Finissons par un souvenir personnel afin d’enfoncer le clou d’un pareil paradoxe. Lors d’une avant-première de Vortex au Festival Lumière en octobre 2021, Gaspar Noé avait prévenu ses spectateurs en lâchant tout sourire que son film « donnait la patate et l’envie de vivre ». Croire à une boutade provocatrice n’avait semble-t-il rien d’une vue de l’esprit vu l’état pesant dans lequel le film nous avait finalement laissé, mais on est forcé de reconnaître a posteriori qu’il disait vrai. Fort d’une croyance incontestable dans un 7ème Art capable de garder prégnante et authentique la trace de tout ce qui est amené à disparaître, son film a valeur de signal d’alerte : si la vie est une fête trop courte, autant en profiter le plus possible avant qu’elle ne prenne fin et qu’elle ne bascule pour de bon dans l’oubli. On en revient fatalement à la magnifique chanson de Françoise Hardy, dont on nous offre ici de savourer le clip dans son intégralité en guise d’amuse-gueule. La double idée qui a cimenté l’origine de cette chanson, on ne la connait que trop bien : celle de la jeunesse qui passe aussi vite que le temps d’une fleur (c’est la lecture selon Pierre de Ronsard) et celle de la rose qui exprime l’éternité autant par sa fragilité que par sa couleur assimilée à une respiration (ce sont les mots de Paul Claudel). Prendre le temps d’observer la rose, c’est comme s’imprégner d’un instant d’éternité qui ne disparaîtra pas et que l’art au sens large, qu’il soit chanté, filmé ou représenté, permet de conserver intact et de préserver du néant. En définitive, la plus belle qualité de Vortex tient moins dans ce qui est filmé (avec pudeur et dignité) que dans ce qui est encouragé (avec candeur et subtilité) : mettre son spectateur à l’épreuve vis-à-vis de ses propres croyances pour qu’il en extrait par réflexe un déchirant désir de vie. Effort douloureux mais résolutif, sur lequel le dernier couplet de la chanson mettait déjà cartes sur table : « Crois, celui qui peut croire – Moi j’ai besoin d’espoir – Sinon je ne suis rien ».

Photos : © 2021 RECTANGLE PRODUCTIONS – WILD BUNCH INTERNATIONAL. Tous droits réservés

1 Comment

  • kathnel44 (catherine) Says

    Ton article m’a beaucoup émue. Comme toujours excellent. J’ai beaucoup aimé ce film. Noé divise l’espace et compresse le temps dans un labyrinthe mémoriel déchirant.
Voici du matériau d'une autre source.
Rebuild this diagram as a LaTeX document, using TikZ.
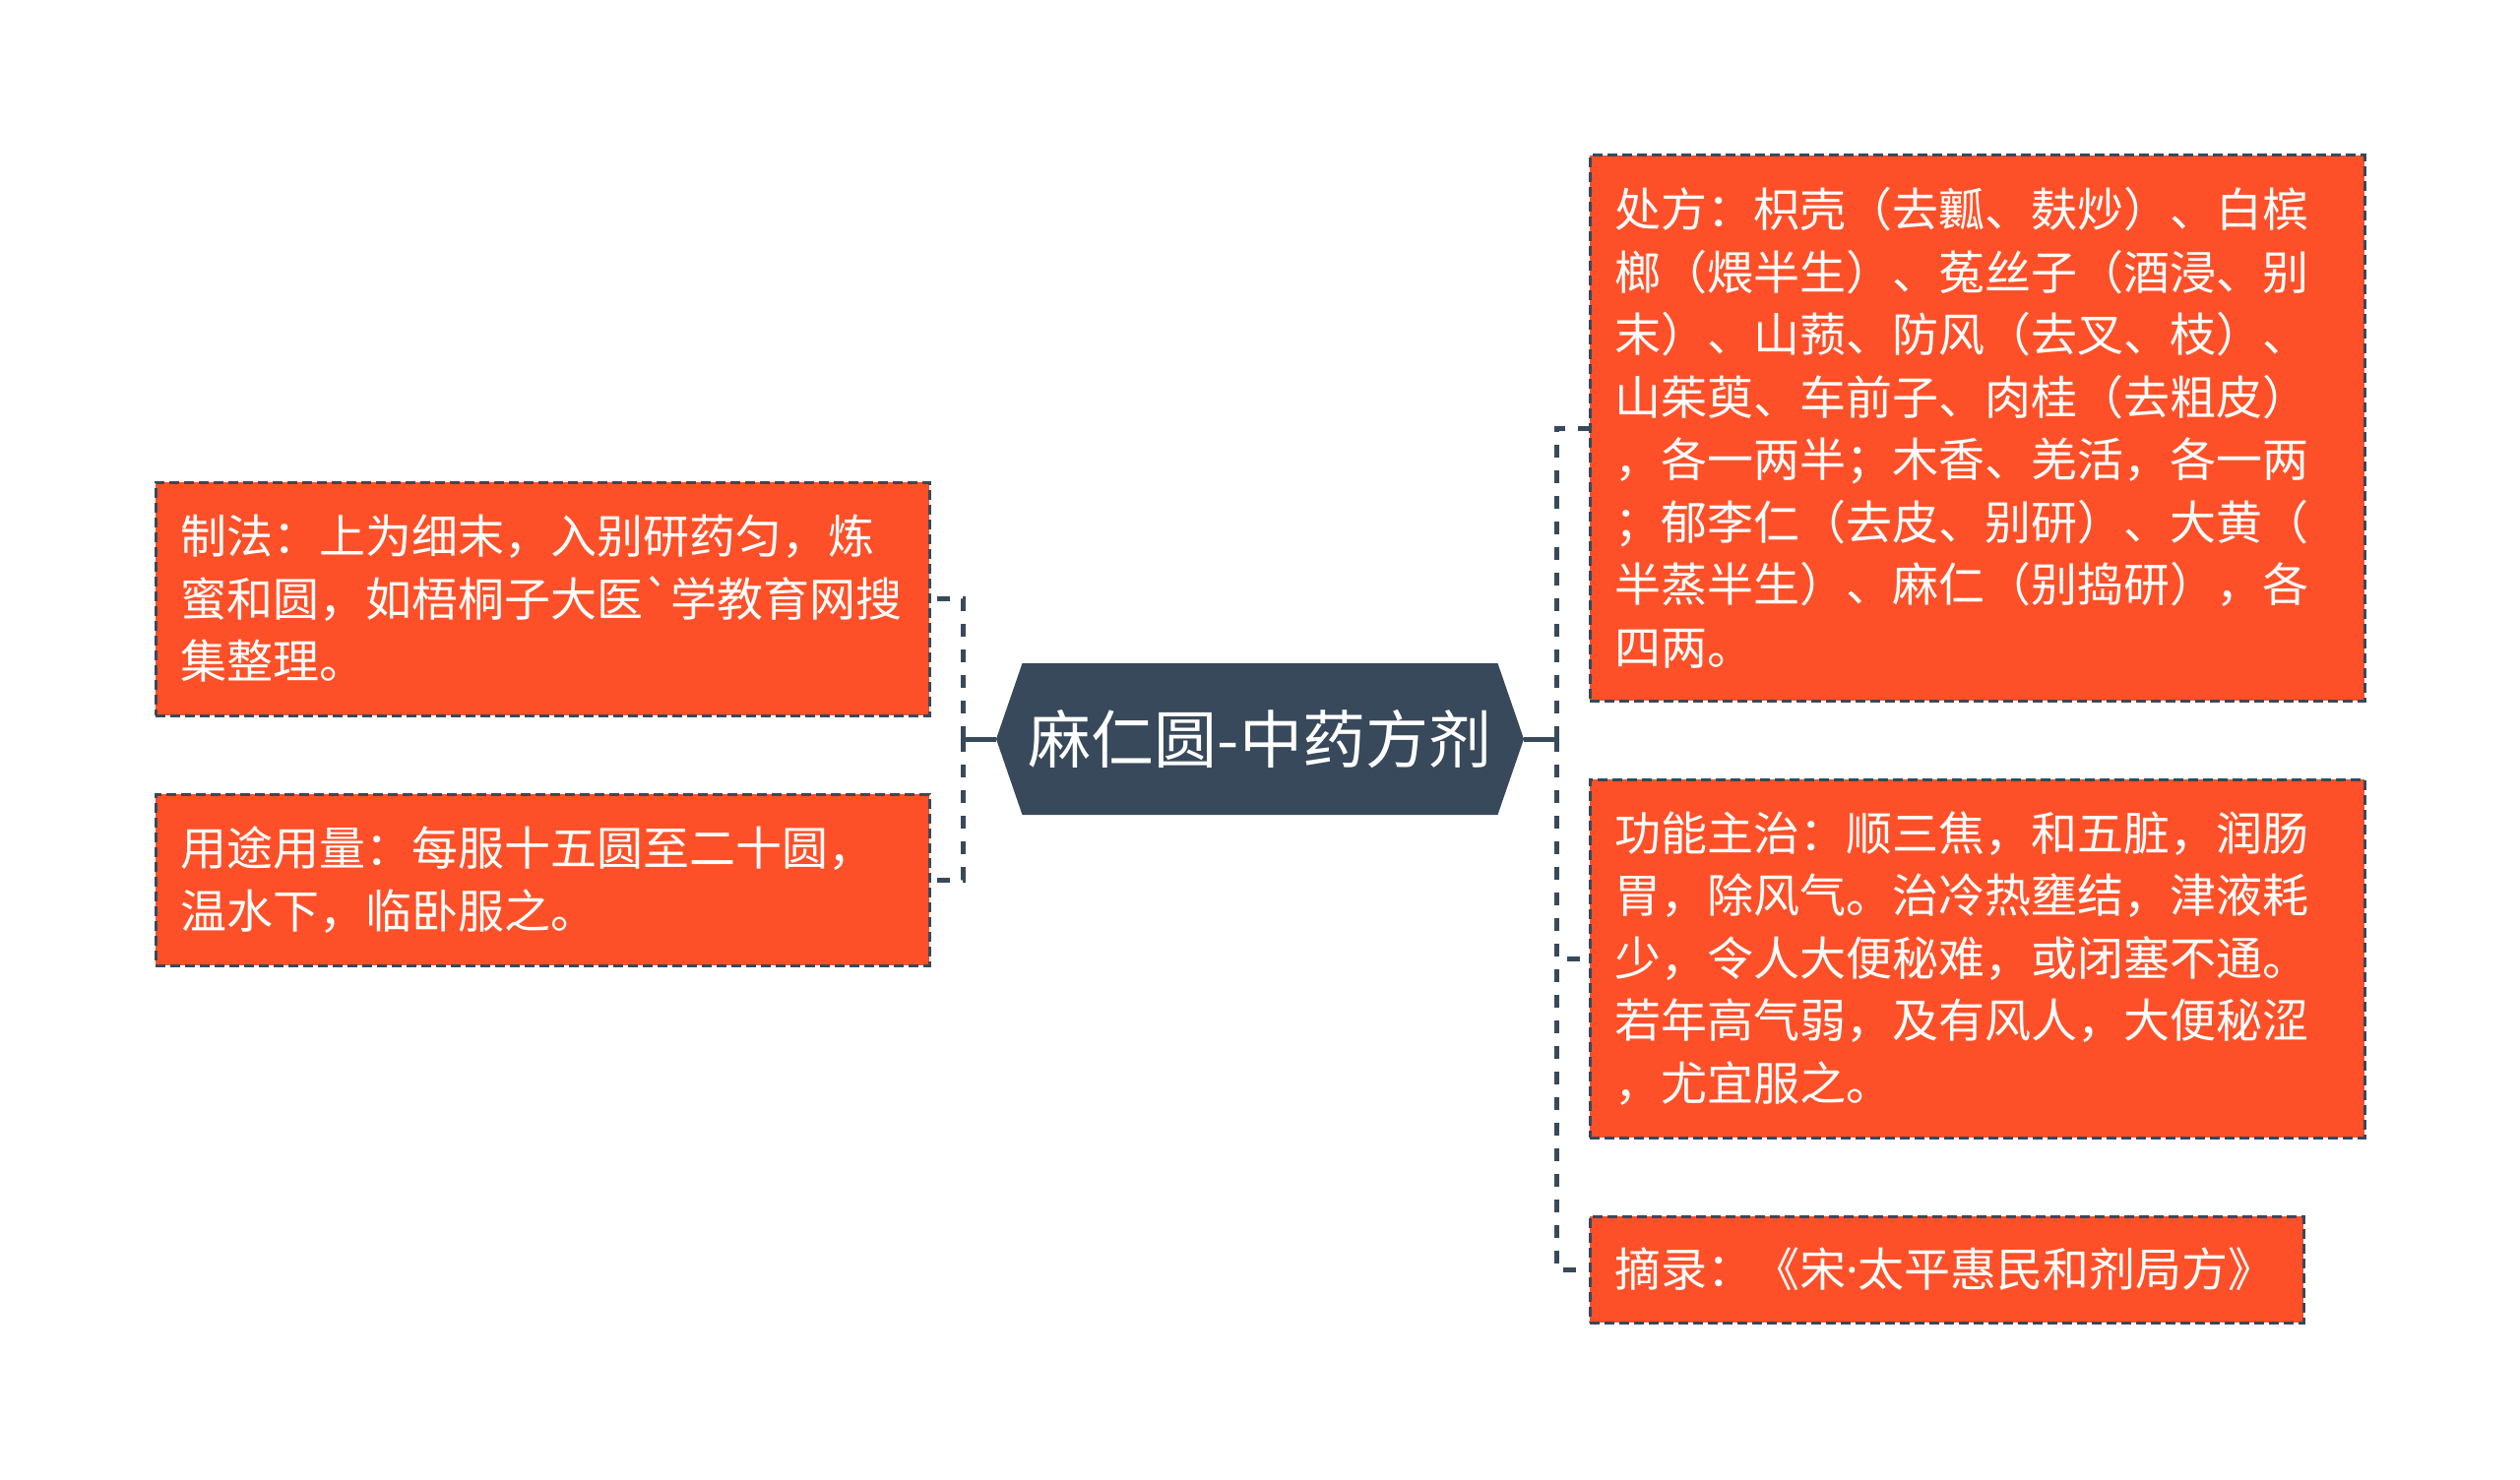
\documentclass[tikz,border=0pt]{standalone}
\usepackage{fontspec}
\newfontfamily\cjk[Ligatures=TeXOff]{Noto Sans CJK SC}
\newfontfamily\latin{Noto Sans}
\usetikzlibrary{shapes.symbols}
\definecolor{slate}{RGB}{55,73,91}
\definecolor{boxred}{RGB}{254,80,40}

\begin{document}
\begin{tikzpicture}[x=0.5pt,y=-0.5pt,
  leaf/.style={draw=slate,line width=1.5pt,dash pattern=on 5pt off 2.5pt,fill=boxred,
    text=white,align=left,inner xsep=12.5pt,inner ysep=0pt,
    font=\cjk\fontsize{23.5pt}{31.75pt}\selectfont},
  trunk/.style={draw=slate,line width=2.5pt},
  branch/.style={trunk,dash pattern=on 6.5pt off 6.5pt}]
  \useasboundingbox (0,0) rectangle (2560,1504);

  \node[signal,signal to=west and east,signal pointer angle=142,fill=slate,
    minimum width=268pt,minimum height=77pt,inner sep=0pt,text=white,
    font=\cjk\fontsize{32pt}{36pt}\selectfont] (main) at (1280,751) {麻仁圆-中药方剂};

  % left side
  \node[leaf,text width=368pt,minimum height=118.5pt] (zhifa) at (551,608.5)
    {制法：上为细末，入别研药匀，炼\\蜜和圆，如梧桐子大医`学教育网搜\\集整理。};
  \node[leaf,text width=368pt,minimum height=87pt] (yongliang) at (551,894)
    {用途用量：每服十五圆至二十圆，\\温水下，临卧服之。};

  % right side
  \node[leaf,text width=368.5pt,minimum height=277pt] (chufang) at (2008.5,435)
    {处方：枳壳（去瓤、麸炒）、白槟\\榔（煨半生）、菟丝子（酒浸、别\\末）、山蓣、防风（去叉、枝）、\\山茱萸、车前子、肉桂（去粗皮）\\，各一两半；木香、羌活，各一两\\；郁李仁（去皮、别研）、大黄（\\半蒸半生）、麻仁（别捣研），各\\四两。};
  \node[leaf,text width=368.5pt,minimum height=182pt] (gongneng) at (2008.5,974)
    {功能主治：顺三焦，和五脏，润肠\\胃，除风气。治冷热壅结，津液耗\\少，令人大便秘难，或闭塞不通。\\若年高气弱，及有风人，大便秘涩\\，尤宜服之。};
  \node[leaf,text width=337.5pt,minimum height=54pt] (zhailu) at (1977.5,1290)
    {摘录：《宋{\latin ·}太平惠民和剂局方》};

  \coordinate (lj) at (978,751);
  \coordinate (rj) at (1581,751);
  \draw[trunk] (main.west) -- (lj);
  \draw[trunk] (main.east) -- (rj);
  \draw[branch] (lj) |- (zhifa.east);
  \draw[branch] (lj) |- (yongliang.east);
  \draw[branch] (rj) |- (chufang.west);
  \draw[branch] (rj) |- (gongneng.west);
  \draw[branch] (rj) |- (zhailu.west);
\end{tikzpicture}
\end{document}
Comment filmer la solitude, le délitement mental, l’entrée dans la démence, l’incommunicabilité et la mort quand surgit vieillesse ? Le dispositif cinématographique choisi par Noé est aussi épuré que bouleversant. L’espace mental qui se divise, le couple comme emmuré dans un espace qui semble se rétrécir, dans un fouillis indescriptible qui métaphorise la psyché en déliquescence, un espace mental qui se scinde en deux solitudes, en attente d’une mort annoncée, si douloureuse. Une vie fragile où tout devient danger : le gaz qu’on laisse ouvert, les médicaments que l’on mélange, les mots qui disparaissent, les repères qui se perdent. Les deux acteurs sont impressionnants, profondément touchants chacun dans leur souffrance. Tous deux à la recherche d’un temps perdu qui ne se retrouvera pas. Noé nous étonne donc dans une œuvre sans doute personnelle où il décrit avec réalisme la fin de vie d’un couple âgé.